I've read estimates that 95% of all photographs are taken as horizontal, landscape, compositions. It's the comfortable way to hold a camera and it echoes the way that we will scan a horizon with our eyes. But it's worth remembering the alternative, portrait format, and the crop possibilities.
Landscape and portrait work entirely differently. Both 'tell' the viewer how the image should be read – landscape naturally leads the eye to explore horizontally, from left to right; portrait leads the eye upwards through the frame.
Landscape needs a sense of development across the frame, but also a balance between the two sides, and the satisfying sense of a full stop when we get to the end of the story. Portrait can be much more interesting – it needs a sense of progression up through the frame but, for example, it can get away with a much greater contrast in light between the two sides.

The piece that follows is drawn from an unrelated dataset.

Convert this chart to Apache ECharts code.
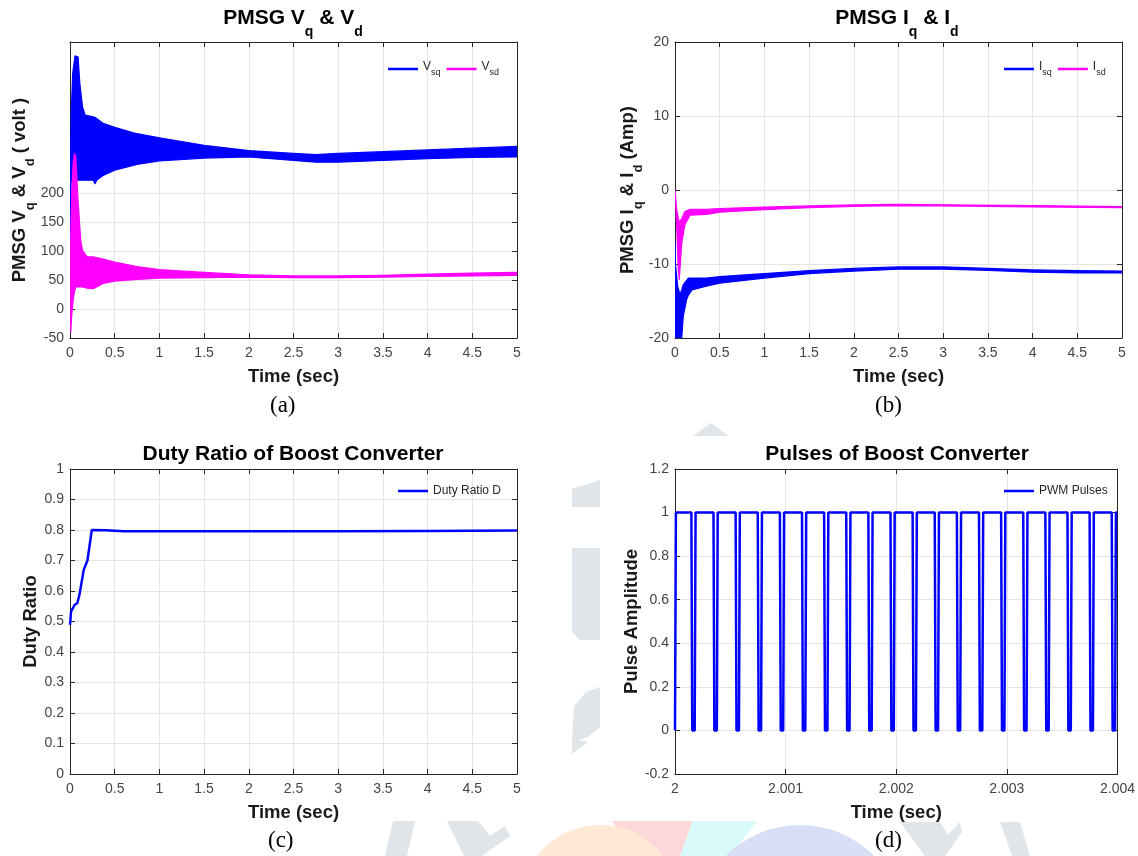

The choice may not be obvious. Take sunset shots for example. Something that gets said a lot in the CG is that only a very strong sunset will work in isolation as a pure abstract. Almost always a sunset needs a baseline to hold it together – a silhouetted horizon whether of roofs, trees, whatever. Most sunsets are taken as landscapes – but the effect very often is that the eye is drawn along the horizon view rather than up into the sky. A portrait composition, with a dark silhouette at the bottom and the strata of the colours and cloud streaks above, can be more evocative because it leads the eye up through those strata.
Now take a tall, narrow subject such as a tower – well portrait seems the obvious choice, doesn't it? But the result can easily look like a pencil standing on its end, in grave danger of toppling over. Landscape, allowing the tower a stable horizontal base, can be much more effective.
And then there's my favourite crop – square. It doesn't prescribe any route for the viewer to follow through the frame, it allows the eye to bounce around freely. Which is why it works for abstracts.
Square also gives a contained, concise feel. By direct comparison landscape compositions can look sprawling, flabby.